The improving state of SSL deployment

Increase in SSL use

There have been a number of blogs lately regarding the increasing SSL deployment across the Internet. Rather than review another survey, I noted this same pattern by its impact on my monitoring service.

Certificate Transparency - Background

To attack a number of the weaknesses in the SSL/CA system, a service known as Certificate Transparency was developed.

In order to provide immediate, actionable monitoring from the CT system, I launched CT_advisor in November 2015. This service alerts you the moment a certificate is issued for your domain. Several commercial services have since disrupted this space with a paid version of the same thing. As a side effect of this, I’ve been watching the major transparency logs quite closely since.

There’s been a lot of discussions around mass increases of SSL’s pervasiveness across the web recently, such as from the great Let’s Encrypt team. Here in the transparency, we’ve seen further evidence of this.

A capable monitor

CT_Advisor is designed with Erlang’s “let it crash” mentality in mind. When it polls a monitoring server, it limits the amount of certificates it will grab in an cycle. That number has always sat at 32, meaning, when some form of failure occurs, no more than 32 certificates need to be reprocessed.

This was particularly important in the early days, as there were a lot of certs that didn’t fit the template I originally built the service to handle, which showed up in logs.

The original polling interval was set to ten seconds, and then shortly afterwards, configured to one minute. What I’m saying is, parsing a maximum of 32 records every minute was perfectly capable in the early days.

At some point this was reduced to 30 seconds, and then 15, and until recently, this was sufficient to handle polling all logged certificates.

Suddenly lagged

Last week I logged onto the service backend, and found it was more than two million certificates behind in its parsing. The reason here, is the explosion of certificates in the CT logs.

You can use this URL to identify the one millionth certificate in a given monitor. For our discussions, we’re referring to the Google Aviator log. We’re starting at a million because it’s a number some time after the initial ingest into the monitor. We can see the certificate logged on 2013-09-30.

Certificate 5,000,000 was logged on 2014-11-29, taking over a year to get another four million certificates logged.

The ten millionth certificate was logged on 2015-10-13. With just under a year producing five million certificates.

Fifteen million came along at 2016-04-25, roughly demonstrating a halving of the time taken to hit the next five million.

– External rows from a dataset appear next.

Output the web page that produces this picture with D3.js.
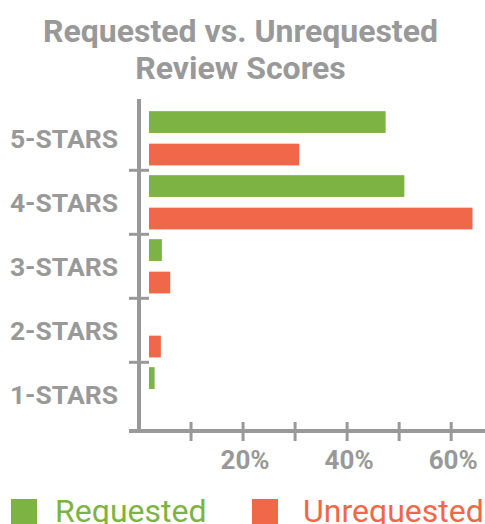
<!DOCTYPE html>
<html>
<head>
<meta charset="utf-8">
<script src="https://cdn.jsdelivr.net/npm/d3@7"></script>
<style>
  body { margin: 0; background: #fff; }
  text { font-family: Roboto, "Noto Sans", sans-serif; }
</style>
</head>
<body>
<script>
const categories = ["5-STARS", "4-STARS", "3-STARS", "2-STARS", "1-STARS"];
const seriesNames = ["Requested", "Unrequested"];
const requested = [0.474, 0.51, 0.044, 0, 0.03];
const unrequested = [0.308, 0.641, 0.06, 0.042, 0];
const tickValues = [0.1, 0.2, 0.3, 0.4, 0.5, 0.6];
const tickLabels = ["", "20%", "", "40%", "", "60%"];

const colors = ["#7db343", "#f0674a"];
const grey = "#999999";

var width = 485, height = 524;

var svg = d3.select("body").append("svg")
    .attr("width", width)
    .attr("height", height);

var x = d3.scaleLinear()
    .domain([0, 0.665])
    .range([139, 485]);

var y = d3.scaleBand()
    .domain(categories)
    .range([106.3, 426.3]);

var inner = d3.scaleBand()
    .domain(seriesNames)
    .range([0, y.bandwidth()])
    .paddingInner(0.33)
    .paddingOuter(0.15);

var axisY = 431;
var barGap = 10;

// title
svg.append("text")
    .attr("x", 240.5)
    .attr("y", 41.5)
    .attr("text-anchor", "middle")
    .attr("font-size", "32px")
    .attr("font-weight", "bold")
    .attr("fill", grey)
    .text("Requested vs. Unrequested");

svg.append("text")
    .attr("x", 240.5)
    .attr("y", 79)
    .attr("text-anchor", "middle")
    .attr("font-size", "32px")
    .attr("font-weight", "bold")
    .attr("fill", grey)
    .text("Review Scores");

// bars
var rows = categories.map(function (c, i) {
    return [
        { cat: c, series: seriesNames[0], value: requested[i] },
        { cat: c, series: seriesNames[1], value: unrequested[i] }
    ];
});

var groups = svg.selectAll(".row")
    .data(rows)
    .enter()
    .append("g")
    .attr("class", "row")
    .attr("transform", function (d) { return "translate(0," + y(d[0].cat) + ")"; });

groups.selectAll("rect")
    .data(function (d) { return d.filter(function (e) { return e.value > 0; }); })
    .enter()
    .append("rect")
    .attr("x", x(0) + barGap)
    .attr("y", function (d) { return inner(d.series); })
    .attr("width", function (d) { return Math.max(0, x(d.value) - x(0) - barGap); })
    .attr("height", inner.bandwidth())
    .attr("fill", function (d) { return colors[seriesNames.indexOf(d.series)]; });

// y axis
svg.append("line")
    .attr("x1", x(0)).attr("x2", x(0))
    .attr("y1", 99).attr("y2", axisY + 2)
    .attr("stroke", grey)
    .attr("stroke-width", 4);

svg.selectAll(".ytick")
    .data(categories.slice(1))
    .enter()
    .append("line")
    .attr("class", "ytick")
    .attr("x1", x(0) - 10).attr("x2", x(0) + 10)
    .attr("y1", function (d) { return y(d); })
    .attr("y2", function (d) { return y(d); })
    .attr("stroke", grey)
    .attr("stroke-width", 3);

svg.selectAll(".ylabel")
    .data(categories)
    .enter()
    .append("text")
    .attr("class", "ylabel")
    .attr("x", 118)
    .attr("y", function (d) { return y(d) + y.bandwidth() / 2; })
    .attr("dy", "0.35em")
    .attr("text-anchor", "end")
    .attr("font-size", "26.5px")
    .attr("font-weight", "bold")
    .attr("fill", grey)
    .text(function (d) { return d; });

// x axis
svg.append("line")
    .attr("x1", x(0) - 10).attr("x2", width)
    .attr("y1", axisY).attr("y2", axisY)
    .attr("stroke", grey)
    .attr("stroke-width", 4);

svg.selectAll(".xtick")
    .data(tickValues)
    .enter()
    .append("line")
    .attr("class", "xtick")
    .attr("x1", function (d) { return x(d); })
    .attr("x2", function (d) { return x(d); })
    .attr("y1", axisY - 9).attr("y2", axisY + 10)
    .attr("stroke", grey)
    .attr("stroke-width", 3);

svg.selectAll(".xlabel")
    .data(tickValues)
    .enter()
    .append("text")
    .attr("class", "xlabel")
    .attr("x", function (d) { return x(d) + 2; })
    .attr("y", 469)
    .attr("text-anchor", "middle")
    .attr("font-size", "26px")
    .attr("font-weight", "bold")
    .attr("fill", grey)
    .text(function (d, i) { return tickLabels[i]; });

// legend
var legendX = [11, 252];
var legendTextX = [44, 51];
var legend = svg.selectAll(".legend")
    .data(seriesNames)
    .enter()
    .append("g")
    .attr("class", "legend")
    .attr("transform", function (d, i) { return "translate(" + legendX[i] + ",499)"; });

legend.append("rect")
    .attr("width", 26)
    .attr("height", 26)
    .attr("fill", function (d, i) { return colors[i]; });

legend.append("text")
    .attr("x", function (d, i) { return legendTextX[i]; })
    .attr("y", 22.5)
    .attr("font-size", "32px")
    .attr("fill", function (d, i) { return colors[i]; })
    .text(function (d) { return d; });
</script>
</body>
</html>
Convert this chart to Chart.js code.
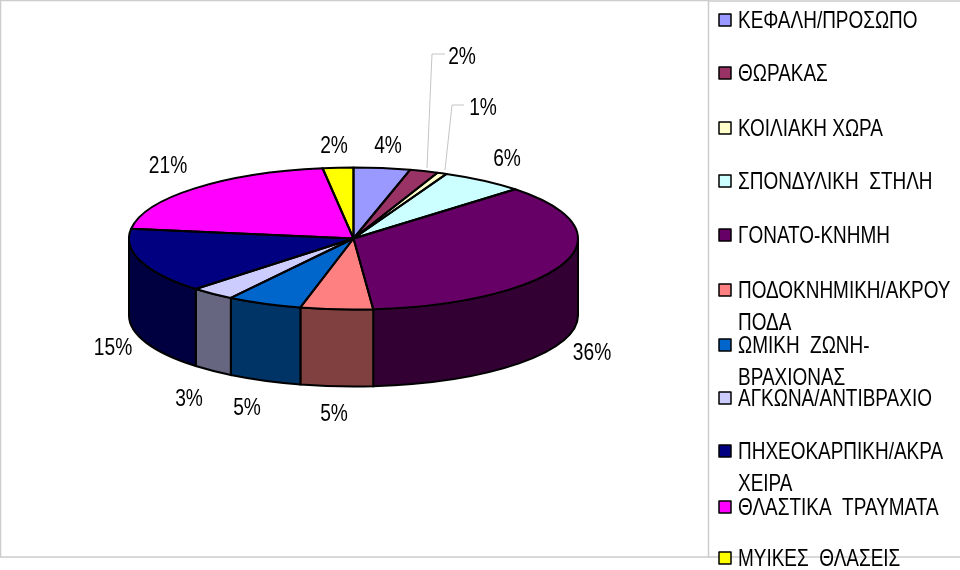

Let’s Encrypt very clearly kicked into play at this point, with 2016-06-10 being the logging date of certificate number twenty million, less than two months from the earlier block. This is well reflected in their own graphs on issuance.

The pattern continues:

  • 2016-08-05 to reach 25000000
  • 2016-09-22 to reach 30000000
  • 2016-10-19 to reach 38000000

Not necessary “number of certificates”

There are a few things to consider in reviewing these numbers. Firstly, Let’s Encrypt’s short lifespan means a lot more certificates issued. Secondly, not every certificate is guaranteed to be logged, but more responsible CAs are ensuring that happens.

Cloudflare are also notable, as their SAN certificates need to be reissued every time another user signs up to a free plan.

Finally, believe it or not, S/MIME certificates are a thing that show up in certificate transparency logs from time to time.

But that’s still an increase

Even with average certificates coming down from two years for legacy vendors, to three months for LE, eight million certificates logged in less than a month is something unprecedented.

One of the major causes in the last two months track back to cPanel launching the AutoSSL feature, which automates Let’s Encrypt certificates to all the cPanel users that never had access to it.

In short, there are an awful lot more websites using SSL, than there were a few years ago.

Closing remarks

I’ll leave you with classic community responses in regards to CT Advisor.

  • This guy claims “fraudulent SSL certificates” are a vulnerability but can’t even quote a CVE. What an embarrassment to the security industry.

  • Anyone who understands SSL will know it’s not possible to get a fraudulent certificate. This service might as well claim to monitor time travellers because it’ll never happen. The fact he thinks otherwise shows what an amateur he is.